◆ WORK INSTRUCTIONS ◆
Set down the lines that begin at the top of the records and end with the line containing "(usuario) at (219,565)", and drop every picture.

──────────

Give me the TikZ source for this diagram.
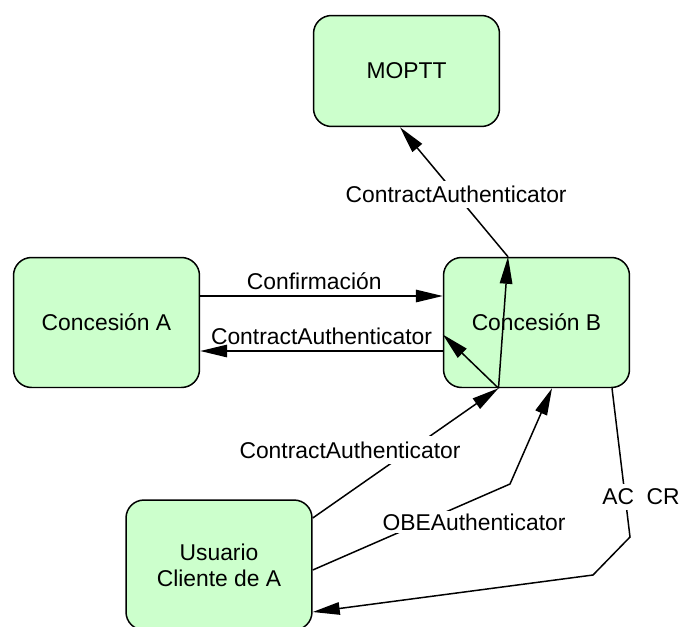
\documentclass[tikz,border=0pt]{standalone}
\usepackage{fontspec}
\setmainfont{Liberation Sans}
\usepackage{tikz}
\usetikzlibrary{positioning,calc,arrows.meta}
\definecolor{boxgreen}{RGB}{204,255,204}

\begin{document}
\begin{tikzpicture}[
  x=0.02cm, y=-0.02cm,
  font=\fontsize{13}{15}\selectfont,
  box/.style={draw, rounded corners=0.36cm, fill=boxgreen, align=center, minimum width=3.72cm, minimum height=2.6cm, line width=0.85pt},
  msg/.style={-{Triangle[length=0.54cm,width=0.25cm]}, line width=0.85pt},
  lbl/.style={fill=white, inner sep=3pt}
]
\useasboundingbox (0,0) rectangle (682,626);
\node[box, minimum height=2.22cm] (moptt) at (406.5,71) {MOPTT};
\node[box] (concA) at (106.5,322.5) {Concesión A};
\node[box] (concB) at (536.5,322.5) {Concesión B};
\node[box] (usuario) at (219,565) {Usuario\\Cliente de A};

\coordinate (bLow) at ($(concB.south)+(-38,0)$);
\coordinate (bTop) at ($(concB.north)+(-28.5,0)$);
\coordinate (obeBend) at (510,484);
\coordinate (acBendA) at (630,537);
\coordinate (acBendB) at (593,575);

\draw[msg] ($(concA.east)+(0,-26.5)$) -- ($(concB.west)+(0,-26.5)$) node[pos=0.47, above] {Confirmación};
\draw[msg] ($(concB.west)+(0,28.5)$) -- ($(concA.east)+(0,28.5)$) node[midway, above] {ContractAuthenticator};
\draw[msg] ($(usuario.east)+(0,-47)$) -- (bLow);
\node[lbl] (caLow) at (350,450) {ContractAuthenticator};
\draw[msg] (bLow) -- ($(concB.west)+(0,12)$);
\draw[msg] (bLow) -- (bTop);
\draw[msg] (bTop) -- ($(moptt.south)+(-6.5,0)$) node[lbl, pos=0.48] (caTop) {ContractAuthenticator};
\draw[msg] ($(usuario.east)+(0,5)$) -- (obeBend) -- ($(concB.south)+(15.5,0)$);
\node[lbl, inner sep=1.5pt] (obe) at (474,522) {OBEAuthenticator};
\draw[msg] ($(concB.south)+(75.5,0)$) -- (acBendA) -- (acBendB) -- ($(usuario.east)+(0,47)$);
\node[lbl] (accr) at (641,497) {AC\ \ CR};
\end{tikzpicture}
\end{document}
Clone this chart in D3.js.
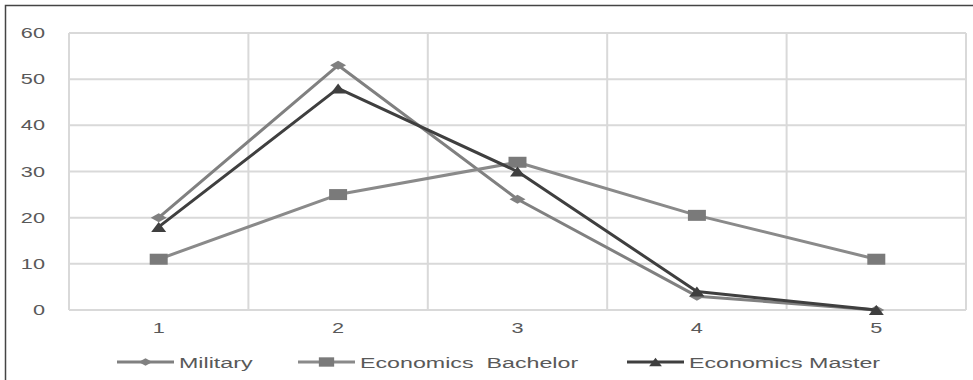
<!DOCTYPE html>
<html>
<head>
<meta charset="utf-8">
<title>Line chart</title>
<script src="https://d3js.org/d3.v7.min.js"></script>
<style>
body {
	margin: 0;
	background-color: white;
}
text {
	font-family: "Liberation Sans", Arial, sans-serif;
	fill: #595959;
}
</style>
</head>
<body>
<div id="chart"></div>
<script>
const categories = ["1", "2", "3", "4", "5"];
const yTicks = [0, 10, 20, 30, 40, 50, 60];
const military = [20, 53, 24, 3, 0];
const bachelor = [11, 25, 32, 20.5, 11];
const master = [18, 48, 30, 4, 0];

const seriesNames = ["Military", "Economics  Bachelor", "Economics Master"];

(function() {
"use strict";
const width = 973, height = 380;
const plot = {left: 69, right: 966, top: 33, bottom: 310};
// the source picture is stretched sideways, so text and markers are too
const sx = 1.55;

const series = [
	{name: seriesNames[0], values: military, color: "#808080", width: 3, marker: "diamond", legendX: 117},
	{name: seriesNames[1], values: bachelor, color: "#8a8a8a", width: 3, marker: "square", legendX: 298},
	{name: seriesNames[2], values: master, color: "#3f3f3f", width: 3, marker: "triangle", legendX: 627}
];

const x = d3.scaleBand(categories, [plot.left, plot.right]);
const y = d3.scaleLinear([0, 60], [plot.bottom, plot.top]);
const cx = c => x(c) + x.bandwidth() / 2;

const svg = d3.select("#chart").append("svg")
	.attr("width", width)
	.attr("height", height);

// frame
svg.append("path")
	.attr("d", "M5.5,380V5.5H973")
	.attr("fill", "none")
	.attr("stroke", "#444")
	.attr("stroke-width", 1.5);

// grid
const grid = svg.append("g").attr("stroke", "#d9d9d9").attr("stroke-width", 2);
grid.selectAll(".h").data(yTicks).join("line")
	.attr("x1", plot.left).attr("x2", plot.right)
	.attr("y1", d => y(d)).attr("y2", d => y(d));
grid.selectAll(".v").data(categories.map(c => x(c)).concat([plot.right])).join("line")
	.attr("x1", d => d).attr("x2", d => d)
	.attr("y1", plot.top).attr("y2", plot.bottom);

function stretchedText(g, tx, ty, s, size, anchor)
{
	g.append("text")
		.attr("transform", "translate(" + tx + "," + ty + ") scale(" + sx + ",1)")
		.attr("text-anchor", anchor)
		.attr("font-size", size)
		.text(s);
}

const yAxis = svg.append("g");
yTicks.forEach(t => stretchedText(yAxis, 45, y(t) + 5, t, 14, "end"));
const xAxis = svg.append("g");
categories.forEach(c => stretchedText(xAxis, cx(c), 333, c, 14, "middle"));

function markerPath(type)
{
	if (type === "diamond") return "M-8,0L0,-4.5L8,0L0,4.5Z";
	if (type === "square") return "M-9,-5.5H9V5.5H-9Z";
	return "M-7.5,5L0,-5L7.5,5Z";
}

const line = d3.line().x((d, i) => cx(categories[i])).y(d => y(d));

for (const s of series) {
	const g = svg.append("g");
	g.append("path")
		.attr("d", line(s.values))
		.attr("fill", "none")
		.attr("stroke", s.color)
		.attr("stroke-width", s.width)
		.attr("stroke-linejoin", "round");
	g.selectAll("path.m").data(s.values).join("path")
		.attr("class", "m")
		.attr("transform", (d, i) => "translate(" + cx(categories[i]) + "," + y(d) + ")")
		.attr("d", markerPath(s.marker))
		.attr("fill", s.marker === "square" ? "#7a7a7a" : s.color);
}

// legend
const legend = svg.append("g");
const ly = 362;
for (const s of series) {
	legend.append("line")
		.attr("x1", s.legendX).attr("x2", s.legendX + 57)
		.attr("y1", ly).attr("y2", ly)
		.attr("stroke", s.color)
		.attr("stroke-width", s.width);
	legend.append("path")
		.attr("transform", "translate(" + (s.legendX + 28.5) + "," + ly + ") scale(0.85)")
		.attr("d", markerPath(s.marker))
		.attr("fill", s.marker === "square" ? "#7a7a7a" : s.color);
	legend.append("text")
		.attr("transform", "translate(" + (s.legendX + 62) + "," + (ly + 5.5) + ") scale(" + sx + ",1)")
		.attr("font-size", 15)
		.style("white-space", "pre")
		.text(s.name);
}
})();
</script>
</body>
</html>
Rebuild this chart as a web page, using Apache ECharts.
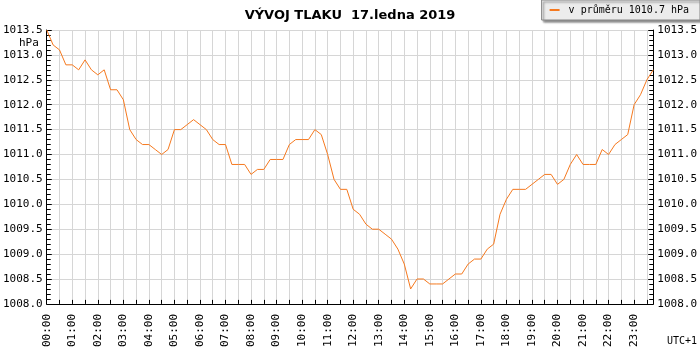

──────────

◆ SOLUTION FOR THIS EXERCISE ◆
Give me the TikZ source for this diagram.
\documentclass[tikz,border=0pt]{standalone}
\usepackage{fontspec}
\setmainfont{Liberation Sans}
\usepackage{tikz}
\usetikzlibrary{positioning,calc,arrows.meta}
\definecolor{boxgreen}{RGB}{204,255,204}

\begin{document}
\begin{tikzpicture}[
  x=0.02cm, y=-0.02cm,
  font=\fontsize{13}{15}\selectfont,
  box/.style={draw, rounded corners=0.36cm, fill=boxgreen, align=center, minimum width=3.72cm, minimum height=2.6cm, line width=0.85pt},
  msg/.style={-{Triangle[length=0.54cm,width=0.25cm]}, line width=0.85pt},
  lbl/.style={fill=white, inner sep=3pt}
]
\useasboundingbox (0,0) rectangle (682,626);
\node[box, minimum height=2.22cm] (moptt) at (406.5,71) {MOPTT};
\node[box] (concA) at (106.5,322.5) {Concesión A};
\node[box] (concB) at (536.5,322.5) {Concesión B};
\node[box] (usuario) at (219,565) {Usuario\\Cliente de A};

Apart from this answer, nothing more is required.